# Dry January



## korn1 (2/1/16)

Who is in? I will start on Monday 

No alcohol for a month .

Just so Mr Liver can go on Vacation


----------



## blujeenz (2/1/16)

korn1 said:


> Who is in? I will start on Monday
> 
> No alcohol for a month .
> 
> Just so Mr Liver can go on Vacation


I can do that, count me in, Ive been dry since '88.

Reactions: Like 1


----------



## korn1 (2/1/16)

blujeenz said:


> I can do that, count me in, Ive been dry since '88.



Recovering or just stopped for another reason?


----------



## blujeenz (2/1/16)

korn1 said:


> Recovering or just stopped for another reason?


I just stopped when my son was born, the whole alcohol concept sort of dawned on me when I strapped him in the baby seat at the back.
I found that alcohol didnt improve my drivings skills to any degree, when trying to negotiate roadblocks.

Reactions: Like 1


----------



## shaunnadan (2/1/16)

I'm with you  

More money for e juice !

Reactions: Like 2 | Winner 2


----------



## Wyvern (2/1/16)

This will go nicely with my new swimming routine - I am going to swim 10 laps a day - for now I will start with 5 in the morning and 5 at night - yes I am that swim unfit, I can take the dogs for a 3km walk up and down hills daily, but swimming utilises a whole new set of muscles. ( I can tell you that I can feel the 6 laps I did this evening when pushing myself). I will have my last strawberry beer for the summer tomorrow.

Reactions: Like 2


----------



## korn1 (2/1/16)

Wyvern said:


> This will go nicely with my new swimming routine - I am going to swim 10 laps a day - for now I will start with 5 in the morning and 5 at night - yes I am that swim unfit, I can take the dogs for a 3km walk up and down hills daily, but swimming utilises a whole new set of muscles. ( I can tell you that I can feel the 6 laps I did this evening when pushing myself). I will have my last strawberry beer for the summer tomorrow.


----------



## Wyvern (2/1/16)

LOL That size I think I could manage 10 with  I will be swimming 15 laps in the morning and evening by the end of the week.


----------



## johan (2/1/16)

Unfortunately I can't join you guys on this noble abstinence, my liver won't survive a day without, let alone a month .

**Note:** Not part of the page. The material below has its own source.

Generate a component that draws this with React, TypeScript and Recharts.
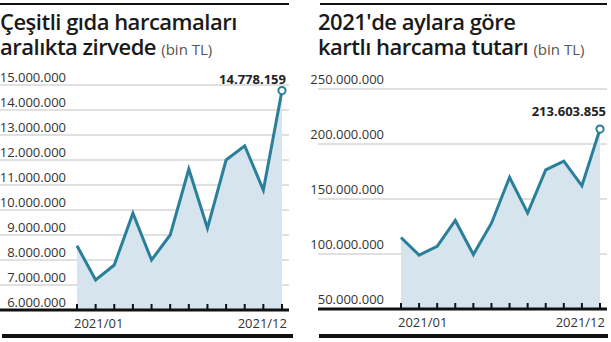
import { ComposedChart, Area, Line, XAxis, YAxis, CartesianGrid } from "recharts";

const months = [
  "2021/01", "2021/02", "2021/03", "2021/04", "2021/05", "2021/06",
  "2021/07", "2021/08", "2021/09", "2021/10", "2021/11", "2021/12",
];

// çeşitli gıda harcamaları (bin TL)
const gidaValues = [
  8570000, 7200000, 7800000, 9870000, 8000000, 9000000,
  11640000, 9270000, 12000000, 12570000, 10800000, 14778159,
];
const gidaTicks = [6000000, 7000000, 8000000, 9000000, 10000000, 11000000, 12000000, 13000000, 14000000, 15000000];

// kartlı harcama tutarı (bin TL)
const kartValues = [
  115000000, 99000000, 107000000, 130500000, 99500000, 128000000,
  169700000, 137300000, 176400000, 184500000, 162000000, 213603855,
];
const kartTicks = [50000000, 100000000, 150000000, 200000000, 250000000];

const LINE = "#2a7f9a";
const FILL = "#d6e4ee";
const FONT = "'Open Sans', sans-serif";

const fmt = (n: number) => String(Math.round(n)).replace(/\B(?=(\d{3})+(?!\d))/g, ".");

interface PanelProps {
  values: number[];
  ticks: number[];
  left: number;
  width: number;
  margin: { top: number; right: number; bottom: number; left: number };
  padLeft: number;
  padRight: number;
  yLabelX: number;
  yLabelGap: number;
  valDx: number;
  valDy: number;
}

function Panel(p: PanelProps) {
  const data = months.map((m, i) => ({ month: m, value: p.values[i] }));
  const last = data.length - 1;

  const yTick = (t: any) => (
    <text x={p.yLabelX} y={t.y - p.yLabelGap} textAnchor="end" fontSize={13} fontFamily={FONT} fill="#333">
      {fmt(t.payload.value)}
    </text>
  );

  const xTick = (t: any) => (
    <g>
      <line x1={t.x} x2={t.x} y1={t.y} y2={t.y - 6} stroke="#111" strokeWidth={2} />
      {t.index === 0 && (
        <text x={t.x - 3} y={t.y + 18} textAnchor="start" fontSize={13} fontFamily={FONT} fill="#333">
          {t.payload.value}
        </text>
      )}
      {t.index === last && (
        <text x={t.x + 5} y={t.y + 18} textAnchor="end" fontSize={13} fontFamily={FONT} fill="#333">
          {t.payload.value}
        </text>
      )}
    </g>
  );

  const dot = (d: any) => {
    if (d.index !== last) return <g key={d.index} />;
    return (
      <g key={d.index}>
        <circle cx={d.cx} cy={d.cy} r={3.6} fill="#fff" stroke={LINE} strokeWidth={2} />
        <text x={d.cx + p.valDx} y={d.cy - p.valDy} textAnchor="end" fontSize={13} fontWeight={700} fontFamily={FONT} fill="#222">
          {fmt(d.payload.value)}
        </text>
      </g>
    );
  };

  return (
    <div style={{ position: "absolute", left: p.left, top: 0 }}>
      <ComposedChart width={p.width} height={342} data={data} margin={p.margin}>
        <CartesianGrid vertical={false} stroke="#c2c2c2" />
        <YAxis
          type="number"
          domain={[p.ticks[0], p.ticks[p.ticks.length - 1]]}
          ticks={p.ticks}
          interval={0}
          width={1}
          axisLine={false}
          tickLine={false}
          tickSize={0}
          tick={yTick}
        />
        <Area
          dataKey="value"
          type="linear"
          baseValue="dataMin"
          fill={FILL}
          fillOpacity={1}
          stroke="none"
          isAnimationActive={false}
        />
        <Line
          dataKey="value"
          type="linear"
          stroke={LINE}
          strokeWidth={3}
          strokeLinejoin="miter"
          dot={dot}
          activeDot={false}
          isAnimationActive={false}
        />
        <XAxis
          dataKey="month"
          type="category"
          scale="point"
          padding={{ left: p.padLeft, right: p.padRight }}
          height={30}
          interval={0}
          axisLine={{ stroke: "#111", strokeWidth: 3 }}
          tickLine={false}
          tickSize={0}
          tickMargin={0}
          tick={xTick}
        />
      </ComposedChart>
    </div>
  );
}

const lineStyle: React.CSSProperties = {
  position: "absolute",
  height: 25,
  fontFamily: FONT,
  fontWeight: 600,
  fontSize: 22,
  lineHeight: "25px",
  color: "#1a1a1a",
  letterSpacing: -0.5,
  whiteSpace: "nowrap",
};

const unitStyle: React.CSSProperties = {
  fontWeight: 400,
  fontSize: 15,
  color: "#555",
  letterSpacing: 0,
};

export default function App() {
  return (
    <div style={{ position: "absolute", left: 0, top: 0, width: 611, height: 342, background: "#fff", overflow: "hidden" }}>
      <div style={{ position: "absolute", left: 0, top: 3, width: 289, height: 2, background: "#111" }} />
      <div style={{ position: "absolute", left: 320, top: 3, width: 287, height: 2, background: "#111" }} />

      <div style={{ ...lineStyle, left: 0, top: 9 }}>Çeşitli gıda harcamaları</div>
      <div style={{ ...lineStyle, left: 0, top: 34 }}>
        aralıkta zirvede <span style={unitStyle}>(bin TL)</span>
      </div>
      <div style={{ ...lineStyle, left: 318, top: 9 }}>2021'de aylara göre</div>
      <div style={{ ...lineStyle, left: 318, top: 34 }}>
        kartlı harcama tutarı <span style={unitStyle}>(bin TL)</span>
      </div>

      <Panel
        values={gidaValues}
        ticks={gidaTicks}
        left={-1}
        width={296}
        margin={{ top: 85, right: 6, bottom: 2, left: 0 }}
        padLeft={77}
        padRight={7}
        yLabelX={67}
        yLabelGap={3}
        valDx={4}
        valDy={7}
      />
      <Panel
        values={kartValues}
        ticks={kartTicks}
        left={305}
        width={306}
        margin={{ top: 89, right: 4, bottom: 3, left: 12 }}
        padLeft={83}
        padRight={7}
        yLabelX={79}
        yLabelGap={5}
        valDx={6}
        valDy={13}
      />

      <div style={{ position: "absolute", left: 2, top: 334, width: 291, height: 4, background: "#111" }} />
      <div style={{ position: "absolute", left: 319, top: 334, width: 289, height: 4, background: "#111" }} />
    </div>
  );
}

Reactions: Like 1 | Agree 1 | Funny 3


----------



## Viper_SA (2/1/16)

I recently started drinking again after an almost 4 year break. I have discovered that the liver is much like a chamois, it need to be kept damp, not dried out. It's going to be a long road to dinking-fit again. What shocked me most is the prices of alcohol! Hard to find a decent bottle of Scotch for under R1k. With my new role I will have to drink to survive my boss

Reactions: Like 2 | Can relate 1


----------



## rogue zombie (2/1/16)

johan said:


> Unfortunately I can't join you guys on this noble abstinence, my liver won't survive a day without, let alone a month .


As long as I live in JHB and have to deal with taxi's on the roads... I will need a drink or ten on the weekends.

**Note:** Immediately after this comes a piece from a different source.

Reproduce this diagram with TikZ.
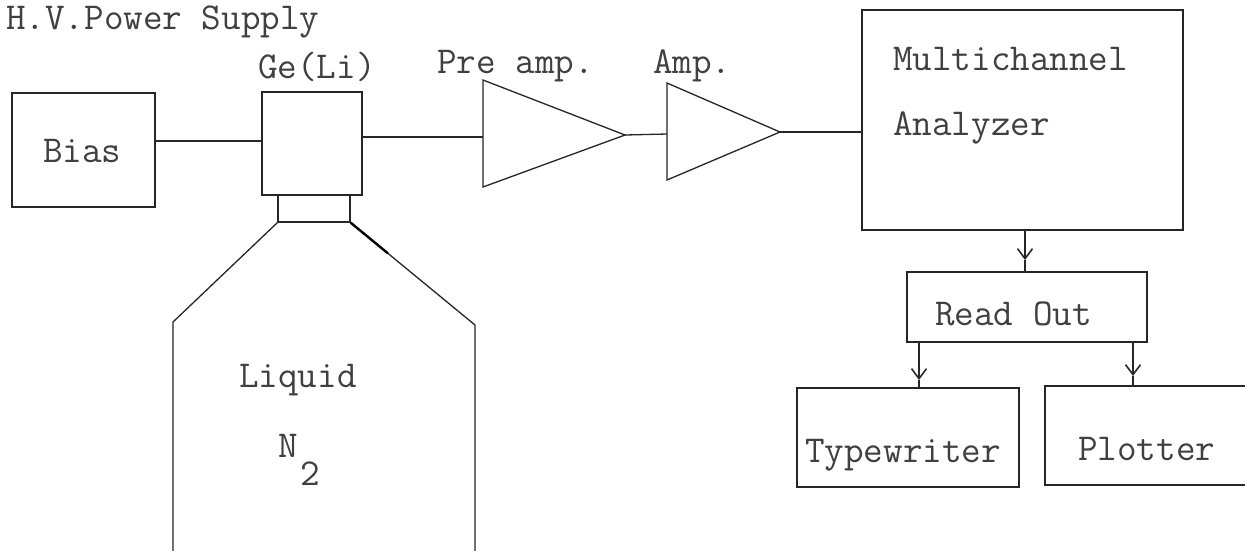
\documentclass[tikz,border=0pt]{standalone}
\usepackage{fontspec}
\usetikzlibrary{arrows.meta,calc}
\tikzset{
  ln/.style={line width=1.3pt, draw=black!85},
  box/.style={ln, draw, rectangle, inner sep=0pt},
  lbl/.style={anchor=base west, inner sep=0pt, text=black!75, font=\ttfamily\fontsize{38}{38}\selectfont},
  arr/.style={ln, -{Straight Barb[length=10pt,width=15pt,line width=1.6pt]}}
}
\begin{document}
\begin{tikzpicture}[x=1pt,y=-1pt]
\useasboundingbox (0,0) rectangle (1245,550);
\clip (0,0) rectangle (1245,550);
\fill[white] (0,0) rectangle (1245,550);

% title
\node[lbl] (title) at (6,29) {H.V.Power Supply};

% boxes
\node[box, minimum width=143pt, minimum height=114pt] (bias) at (83.5,150) {};
\node[lbl] (biast) at (43,162) {Bias};
\node[box, minimum width=100pt, minimum height=103pt] (ge) at (312,143.5) {};
\node[lbl] (get) at (258,78) {Ge(Li)};
\node[box, minimum width=72pt, minimum height=27pt] (neck) at (314,208.5) {};

% dewar
\coordinate (bl) at (173,322);
\coordinate (br) at (475,325);
\draw[ln] (neck.south west) -- (bl) -- (173,560);
\draw[ln] (neck.south east) -- (br) -- (475,560);
\draw[line width=2.4pt] (neck.south east) -- ($(neck.south east)!0.3!(br)$);
\node[lbl] (liq) at (239,387) {Liquid};
\node[lbl] (n) at (278,457) {N};
\node[lbl] (two) at (300,485) {2};

% preamp
\coordinate (pa1) at (483,80);
\coordinate (pa2) at (483,187);
\coordinate (paout) at (625,135);
\draw[ln] (pa1) -- (paout) -- (pa2) -- cycle;
\coordinate (pain) at (483,138);
\node[lbl] (pat) at (437,73) {Pre amp.};

% amp
\coordinate (a1) at (667,83);
\coordinate (a2) at (667,180);
\coordinate (aout) at (780,132);
\draw[ln] (a1) -- (aout) -- (a2) -- cycle;
\coordinate (ain) at (667,134);
\node[lbl] (at) at (653,73) {Amp.};

% MCA
\node[box, minimum width=321pt, minimum height=220pt] (mca) at (1022.5,120) {};
\node[lbl] (mcat1) at (893,70) {Multichannel};
\node[lbl] (mcat2) at (893,135) {Analyzer};

% readout
\node[box, minimum width=240pt, minimum height=70pt] (ro) at (1027,307) {};
\node[lbl] (rot) at (935,325) {Read Out};

% outputs
\node[box, minimum width=222pt, minimum height=99pt] (tw) at (908,437.5) {};
\node[lbl] (twt) at (805,462) {Typewriter};
\node[box, minimum width=250pt, minimum height=99pt] (pl) at (1170,435.5) {};
\node[lbl] (plt) at (1078,460) {Plotter};

% connectors
\draw[ln] (bias.east |- 0,141) -- (ge.west |- 0,141);
\draw[ln] (ge.east |- 0,137) -- (pain |- 0,137);
\draw[ln] (paout) -- (ain);
\draw[ln] (aout) -- (aout -| mca.west);

\coordinate (m1) at (1025,260);
\draw[arr] (mca.south -| m1) -- (m1);
\draw[ln] (m1) -- (ro.north -| m1);

\coordinate (m2) at (919,380);
\draw[arr] (ro.south -| m2) -- (m2);
\draw[ln] (m2) -- (tw.north -| m2);

\coordinate (m3) at (1133,376);
\draw[arr] (ro.south -| m3) -- (m3);
\draw[ln] (m3) -- (pl.north -| m3);
\end{tikzpicture}
\end{document}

Sent from my SM-G920F using Tapatalk

Reactions: Funny 3


----------



## Christos (3/1/16)

I will aim to drink less. Half a bottle of scotch per sitting is getting rather expensive. 

I have found that if I drink 3 to 5 drinks I get a terrible hangover headache. 
If I have more I effectively skip the hangover headache. I don't quite understand it but that's how it works for me.

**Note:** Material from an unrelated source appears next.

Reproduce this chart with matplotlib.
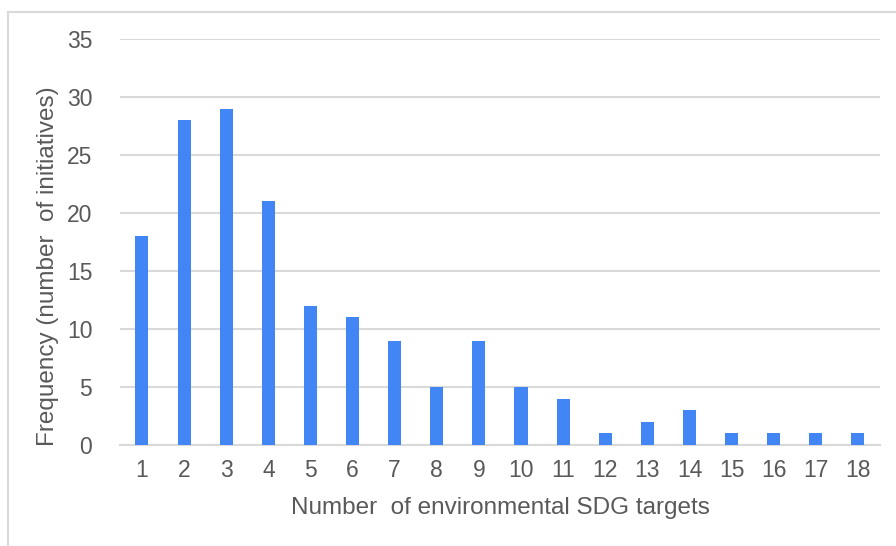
import numpy as np
import matplotlib.pyplot as plt
from matplotlib.patches import Rectangle

# Number of environmental SDG targets vs. number of initiatives
targets = list(range(1, 19))
frequency = [18, 28, 29, 21, 12, 11, 9, 5, 9, 5, 4, 1, 2, 3, 1, 1, 1, 1]
yticks = [0, 5, 10, 15, 20, 25, 30, 35]

plt.rcParams['font.family'] = ['Liberation Sans', 'DejaVu Sans']
txt = '#595959'

fig = plt.figure(figsize=(8.96, 5.46), dpi=100)
ax = fig.add_axes([0.134, 0.185, 0.848, 0.7436])

# light frame around the chart area (cut off at right/bottom as in the original)
fig.patches.append(Rectangle((8/896, -0.05), 1.0, 1 - 12/546 + 0.05,
                             transform=fig.transFigure, fill=False,
                             edgecolor='#d9d9d9', linewidth=1.5))

ax.bar(targets, frequency, width=0.31, color='#4285F4', zorder=3)

ax.set_xlim(0.48, 18.52)
ax.set_ylim(0, 35)
ax.set_yticks(yticks)
ax.set_xticks(targets)
ax.yaxis.grid(True, color='#d9d9d9', linewidth=1.5, zorder=0)
ax.tick_params(length=0, labelsize=16.5, colors=txt)
ax.tick_params(axis='y', pad=20)
ax.tick_params(axis='x', pad=10)
for s in ['top', 'right', 'left']:
    ax.spines[s].set_visible(False)
ax.spines['bottom'].set_color('#d9d9d9')
ax.spines['bottom'].set_linewidth(1.5)

ax.set_xlabel('Number  of environmental SDG targets', fontsize=17.5, color=txt, labelpad=11)
ax.set_ylabel('Frequency (number  of initiatives)', fontsize=17.5, color=txt)
ax.yaxis.set_label_coords(-0.080, 0.44)

fig.savefig('out.png', dpi=100)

Reactions: Winner 1 | Funny 2


----------



## Christos (3/1/16)

P.S. I have my liver tested yearly and it's in tip top condition and I do drink excessively.


----------



## Nimatek (3/1/16)

But what is a meal without a glass of red wine ?!?!?!?!?!?!

Fine, I'll stop at a glass instead of a bottle of red. Hey it's something ok


----------



## Viper_SA (3/1/16)

@Christos I have to ask. The new profile pic, is that a Tarantula or African Huntsman?


----------



## Christos (3/1/16)

Viper_SA said:


> @Christos I have to ask. The new profile pic, is that a Tarantula or African Huntsman?


I have no idea what it is. Thing was bloody huge but it was dead. I'll research and let you know what it is. Thank you for giving me some spider names to look up.


----------



## Christos (3/1/16)

Christos said:


> I have no idea what it is. Thing was bloody huge but it was dead. I'll research and let you know what it is. Thank you for giving me some spider names to look up.


Sent you a whatsapp message with photos instead.


----------



## Viper_SA (3/1/16)

Looks like an African Huntsman to me. 

https://en.wikipedia.org/wiki/Huntsman_spider





Sorry for the temporary hijacking of the thread.

Reactions: Like 1 | Winner 1


----------